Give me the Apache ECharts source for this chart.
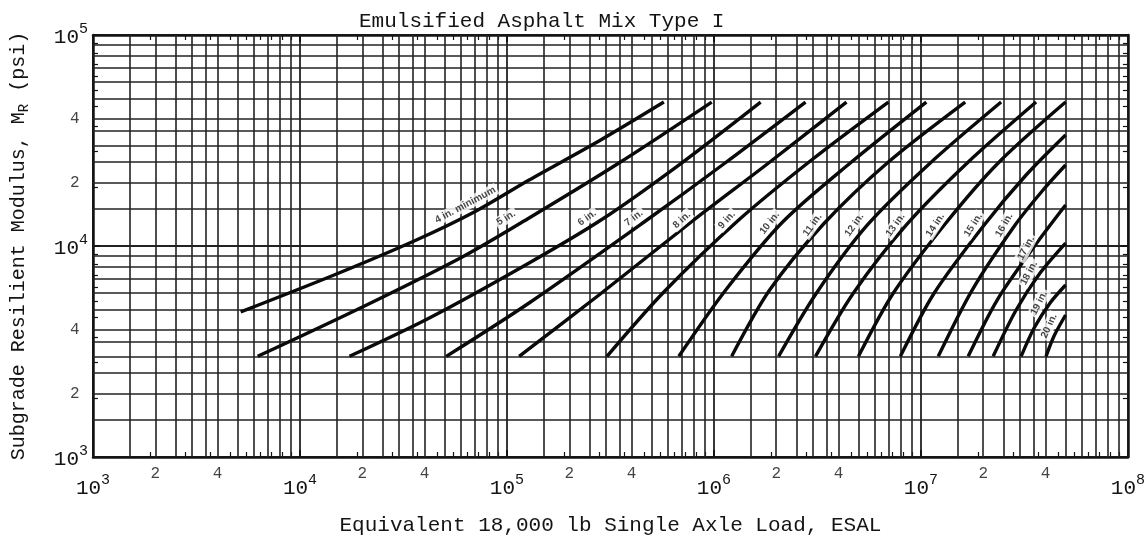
<!DOCTYPE html>
<html><head><meta charset="utf-8">
<script src="https://cdn.jsdelivr.net/npm/echarts@6/dist/echarts.min.js"></script>
<style>html,body{margin:0;padding:0;background:#fff}#c{width:1148px;height:546px}</style>
</head><body><div id="c"></div>
<script>
// ---- data: [ESAL, MR psi] points ----
const curve4  = [[5170,4870],[15020,7370],[36500,10680],[69500,14500],[127900,20550],[278400,31450],[572800,48100]];
const curve5  = [[6247,3000],[20040,5140],[60810,8870],[127900,13580],[347500,24740],[975900,48100]];
const curve6  = [[17350,3000],[42160,4558],[127900,8310],[284600,13280],[676700,24200],[1.681e6,48100]];
const curve7  = [[50920,3000],[127900,5370],[474200,13280],[1.115e6,24470],[2.771e6,48100]];
const curve8  = [[114500,3000],[278400,5860],[799000,13280],[1.837e6,24740],[4.369e6,48100]];
const curve9  = [[304200,3000],[572800,6053],[1.317e6,13280],[2.962e6,25560],[6.962e6,48100]];
const curve10 = [[676700,3000],[1.140e6,6185],[2.147e6,12990],[4.618e6,25010],[1.062e7,48100]];
const curve11 = [[1.218e6,3000],[1.858e6,6185],[3.384e6,12715],[6.962e6,25010],[1.637e7,48100]];
const curve12 = [[2.053e6,3000],[3.131e6,5990],[5.515e6,12580],[1.110e7,24740],[2.441e7,48100]];
const curve13 = [[3.096e6,3000],[4.722e6,5990],[8.503e6,12580],[1.674e7,24740],[3.601e7,48100]];
const curve14 = [[4.992e6,3000],[7.362e6,5990],[1.297e7,12580],[2.362e7,24740],[5e7,48100]];
const curve15 = [[7.957e6,3000],[1.160e7,5990],[2.022e7,12580],[3.223e7,21700],[5e7,33590]];
const curve16 = [[1.213e7,3000],[1.769e7,6185],[2.852e7,12580],[3.892e7,18430],[5e7,24200]];
const curve17 = [[1.692e7,3000],[2.336e7,5547],[3.483e7,9780],[5e7,15640]];
const curve18 = [[2.234e7,3000],[2.884e7,4975],[3.764e7,7447],[5e7,10330]];
const curve19 = [[3.049e7,3000],[3.523e7,4087],[4.207e7,5370],[5e7,6535]];
const curve20 = [[4.023e7,3000],[4.398e7,3745],[5e7,4710]];
const curves = [curve4,curve5,curve6,curve7,curve8,curve9,curve10,curve11,curve12,curve13,curve14,curve15,curve16,curve17,curve18,curve19,curve20];
const curveNames = ['4 in. minimum','5 in.','6 in.','7 in.','8 in.','9 in.','10 in.','11 in.','12 in.','13 in.','14 in.','15 in.','16 in.','17 in.','18 in.','19 in.','20 in.'];
const labelAt = [[62900,15640],[99100,13580],[243600,13580],[410500,13580],[699000,13280],[1.153e6,13280],[1.858e6,12850],[2.995e6,12580],[4.77e6,12580],[7.53e6,12580],[1.173e7,12580],[1.79e7,12580],[2.525e7,12580],[3.22e7,9780],[3.33e7,7450],[3.72e7,5370],[4.16e7,4180]];
const labelAngle = [28,32,35,37,42,47,52,55,55,55,57,58,60,62,62,63,65];

// ---- axes / ticks ----
const xRange = [1e3, 1e8];
const yRange = [1e3, 1e5];
const gridMultipliers = [1.5,2,2.5,3,3.5,4,5,6,7,8,9];
const xDecades = [1e3,1e4,1e5,1e6,1e7];
const yDecades = [1e3,1e4];
const xMinorTickValues = [2e3,4e3,2e4,4e4,2e5,4e5,2e6,4e6,2e7,4e7];
const xMinorTickText = ['2','4','2','4','2','4','2','4','2','4'];
const yMinorTickValues = [2e3,4e3,2e4,4e4];
const yMinorTickText = ['2','4','2','4'];

const titleText = 'Emulsified Asphalt Mix Type I';
const xName = 'Equivalent 18,000 lb Single Axle Load, ESAL';
const yNameParts = ['Subgrade Resilient Modulus, M', 'R', ' (psi)'];

const MONO = '"Liberation Mono","DejaVu Sans Mono",monospace';
const INK = '#141414';
const GRIDC = '#222';

const xGrid = [], yGrid = [];
xDecades.forEach(d => gridMultipliers.forEach(m => xGrid.push(d*m)));
yDecades.forEach(d => gridMultipliers.forEach(m => yGrid.push(d*m)));

const decadeFormatter = v => '{b|10}{e|' + Math.round(Math.log10(v)) + '}';
const decadeRich = {
  b: {fontFamily: MONO, fontSize: 21, color: INK, lineHeight: 26, verticalAlign: 'bottom'},
  e: {fontFamily: MONO, fontSize: 15, color: INK, lineHeight: 16, verticalAlign: 'top'}
};

function axisCommon(pos, range, showLabels, isY) {
  return {
    type: 'log', logBase: 10, min: range[0], max: range[1], position: pos,
    axisLine: {show: true, lineStyle: {color: INK, width: 2.5}},
    axisTick: {show: true, inside: true, length: 7, lineStyle: {color: INK, width: 2}},
    minorTick: {show: true, splitNumber: 10, length: 5, lineStyle: {color: INK, width: 1.2}},
    splitLine: {show: showLabels, lineStyle: {color: GRIDC, width: 1.8}},
    axisLabel: showLabels ? {show: true, formatter: decadeFormatter, rich: decadeRich,
      margin: isY ? 5 : 16} : {show: false}
  };
}

const series = [];
series.push({
  name: 'grid', type: 'line', data: [[1e3,1e3]], symbol: 'none', lineStyle: {opacity: 0},
  silent: true, z: 1,
  markLine: {
    silent: true, z: 1, symbol: ['none','none'], label: {show: false}, animation: false,
    lineStyle: {color: GRIDC, width: 1.6, type: 'solid'},
    emphasis: {disabled: true},
    data: xGrid.map(v => ({xAxis: v})).concat(yGrid.map(v => ({yAxis: v})))
  }
});
curves.forEach((c, i) => {
  series.push({
    name: curveNames[i], type: 'line', data: c, smooth: 0.3, symbol: 'none',
    lineStyle: {color: '#0a0a0a', width: 3.4}, z: 3, silent: true
  });
});
series.push({
  name: 'curve labels', type: 'scatter', symbolSize: 1, silent: true, z: 6,
  itemStyle: {color: 'rgba(0,0,0,0)'},
  data: curveNames.map((n, i) => ({name: n, value: labelAt[i], label: {rotate: labelAngle[i]}})),
  label: {show: true, position: 'inside', formatter: '{b}', color: INK, fontSize: 10, fontWeight: 'bold',
    fontFamily: '"Liberation Sans",Arial,sans-serif', backgroundColor: '#fff', padding: [1, 2]}
});
series.push({
  name: 'x tick labels', type: 'scatter', symbolSize: 1, silent: true, z: 6, clip: false,
  itemStyle: {color: 'rgba(0,0,0,0)'},
  data: xMinorTickValues.map((v, i) => ({name: xMinorTickText[i], value: [v, yRange[0]]})),
  label: {show: true, position: 'bottom', distance: 8, formatter: '{b}', color: INK, fontSize: 16, fontFamily: MONO}
});
series.push({
  name: 'y tick labels', type: 'scatter', symbolSize: 1, silent: true, z: 6, clip: false,
  itemStyle: {color: 'rgba(0,0,0,0)'},
  data: yMinorTickValues.map((v, i) => ({name: yMinorTickText[i], value: [xRange[0], v]})),
  label: {show: true, position: 'left', distance: 13, formatter: '{b}', color: INK, fontSize: 16, fontFamily: MONO}
});

const xMain = axisCommon('bottom', xRange, true, false);
xMain.name = xName; xMain.nameLocation = 'middle'; xMain.nameGap = 58;
xMain.nameTextStyle = {fontFamily: MONO, fontSize: 21, color: INK};
const yMain = axisCommon('left', yRange, true, true);
yMain.name = '{n|' + yNameParts[0] + '}{s|' + yNameParts[1] + '}{n|' + yNameParts[2] + '}';
yMain.nameLocation = 'middle'; yMain.nameGap = 62; yMain.nameRotate = 90;
yMain.nameTextStyle = {fontFamily: MONO, fontSize: 20, color: INK,
  rich: {n: {fontFamily: MONO, fontSize: 20, color: INK, lineHeight: 22, verticalAlign: 'top'},
         s: {fontFamily: MONO, fontSize: 14, color: INK, lineHeight: 16, padding: [8,0,0,0], verticalAlign: 'top'}}};

const chart = echarts.init(document.getElementById('c'), null, {renderer: 'canvas'});
chart.setOption({
  animation: false,
  backgroundColor: '#fff',
  title: {text: titleText, left: 354, top: 6, textStyle: {fontFamily: MONO, fontSize: 21, fontWeight: 'normal', color: INK}},
  grid: {left: 93, right: 18, top: 35, bottom: 89, show: false},
  xAxis: [xMain, axisCommon('top', xRange, false, false)],
  yAxis: [yMain, axisCommon('right', yRange, false, true)],
  series: series
});
</script>
</body></html>
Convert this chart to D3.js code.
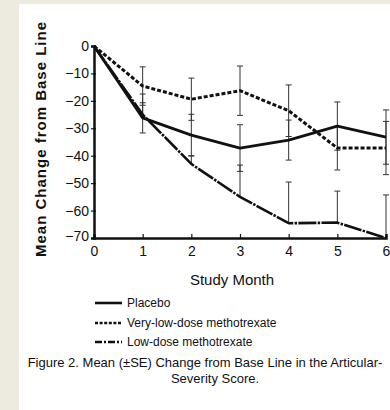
<!DOCTYPE html>
<html><head><meta charset="utf-8">
<script src="https://cdn.jsdelivr.net/npm/d3@7"></script>
<style>
html,body{margin:0;padding:0;background:#edebe0;}
svg{display:block;font-family:"Liberation Sans",Arial,sans-serif;}
</style></head>
<body>
<svg id="c" width="390" height="410"></svg>
<script>
const months = [0, 1, 2, 3, 4, 5, 6];
const yTicks = [0, -10, -20, -30, -40, -50, -60, -70];
const placebo   = [0, -26.2, -32.5, -37.2, -34.3, -29.2, -33.2];
const placeboSE = [0, 5.5, 7.6, 8.5, 7.3, 8.8, 9.9];
const veryLow   = [0, -14.6, -19.4, -16.3, -23.6, -37.2, -37.2];
const veryLowSE = [0, 7.0, 7.7, 9.0, 9.4, 8.0, 9.7];
const lowDose   = [0, -25.0, -43.0, -55.0, -64.6, -64.4, -70.0];
const lowDoseSE = [0, 7.5, 3.0, 11.6, 15.0, 11.5, 15.7];
const seriesNames = ["Placebo", "Very-low-dose methotrexate", "Low-dose methotrexate"];

const svg = d3.select("#c");
svg.append("rect").attr("x", 19).attr("y", 4).attr("width", 371).attr("height", 406).attr("fill", "#ffffff");

const x = d3.scaleLinear().domain([0, 6]).range([94, 386]);
const y = d3.scaleLinear().domain([-70, 0]).range([238, 46]);
const ink = "#111";

const series = [
  {name: seriesNames[0], vals: placebo, se: placeboSE, dash: null, w: 2.8, both: true},
  {name: seriesNames[1], vals: veryLow, se: veryLowSE, dash: "4,2", w: 3, both: true},
  {name: seriesNames[2], vals: lowDose, se: lowDoseSE, dash: "18,1.3,2.5,1.3", w: 2.6, both: false}
];

// error bars
const eb = svg.append("g").attr("stroke", "#333").attr("stroke-width", 1).attr("fill", "none");
series.forEach(s => {
  months.forEach((m, i) => {
    if (!s.se[i]) return;
    const top = s.vals[i] + s.se[i];
    const bot = s.both ? s.vals[i] - s.se[i] : s.vals[i];
    eb.append("line").attr("x1", x(m)).attr("x2", x(m)).attr("y1", y(top)).attr("y2", y(bot));
    eb.append("line").attr("x1", x(m) - 3).attr("x2", x(m) + 3).attr("y1", y(top)).attr("y2", y(top));
    if (s.both) eb.append("line").attr("x1", x(m) - 3).attr("x2", x(m) + 3).attr("y1", y(bot)).attr("y2", y(bot));
  });
});

// lines
const line = d3.line().x((d, i) => x(months[i])).y(d => y(d));
series.forEach(s => {
  svg.append("path").datum(s.vals).attr("d", line).attr("fill", "none")
    .attr("stroke", ink).attr("stroke-width", s.w)
    .attr("stroke-dasharray", s.dash).attr("stroke-linejoin", "round");
});

// axes
const yAxis = d3.axisLeft(y).tickValues(yTicks).tickSize(3).tickPadding(6)
  .tickFormat(d => d === 0 ? "0" : "\u2212" + Math.abs(d));
const gy = svg.append("g").attr("transform", "translate(94,0)").call(yAxis);
const xAxis = d3.axisBottom(x).tickValues(months).tickSize(-4).tickPadding(6).tickFormat(d3.format("d"));
const gx = svg.append("g").attr("transform", "translate(0,238)").call(xAxis);
[gx, gy].forEach(g => {
  g.select(".domain").attr("stroke", ink).attr("stroke-width", 2.5);
  g.selectAll(".tick line").attr("stroke", ink).attr("stroke-width", 1.2);
  g.selectAll("text").attr("fill", ink).attr("font-size", 14).attr("font-family", "'Liberation Sans',Arial,sans-serif");
});
gy.selectAll(".tick line").attr("x1", 2);
gx.selectAll(".tick text").attr("dy", "0.85em");
gy.selectAll(".tick text").attr("x", -5);
gy.selectAll(".tick").filter(d => d === -70).select("text").attr("dy", "0.2em");

// axis labels
svg.append("text").attr("transform", "translate(46,139) rotate(-90)").attr("text-anchor", "middle")
  .attr("font-size", 15).attr("font-weight", "bold").attr("letter-spacing", 1).attr("fill", ink)
  .text("Mean Change from Base Line");
svg.append("text").attr("x", 232).attr("y", 285).attr("text-anchor", "middle")
  .attr("font-size", 15).attr("fill", ink).text("Study Month");

// legend
const leg = svg.append("g");
const legY = [303, 323, 342];
series.forEach((s, i) => {
  leg.append("line").attr("x1", 95).attr("x2", 122).attr("y1", legY[i]).attr("y2", legY[i])
    .attr("stroke", ink).attr("stroke-width", i === 2 ? 2.4 : 2.6)
    .attr("stroke-dasharray", i === 1 ? "3,1.6" : (i === 2 ? "7,2,2,2" : null));
  leg.append("text").attr("x", 127).attr("y", legY[i]).attr("dy", "0.35em")
    .attr("font-size", 12).attr("fill", ink).text(s.name);
});

// caption
svg.append("text").attr("x", 205).attr("y", 367).attr("text-anchor", "middle")
  .attr("font-size", 13).attr("fill", ink).text("Figure 2. Mean (\u00B1SE) Change from Base Line in the Articular-");
svg.append("text").attr("x", 215).attr("y", 383).attr("text-anchor", "middle")
  .attr("font-size", 13).attr("fill", ink).text("Severity Score.");
</script>
</body></html>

•••

Pick out every line above that contains the word "this" and copy it.

Give me the Apache ECharts source for this chart.
Convert this chart to D3.js code.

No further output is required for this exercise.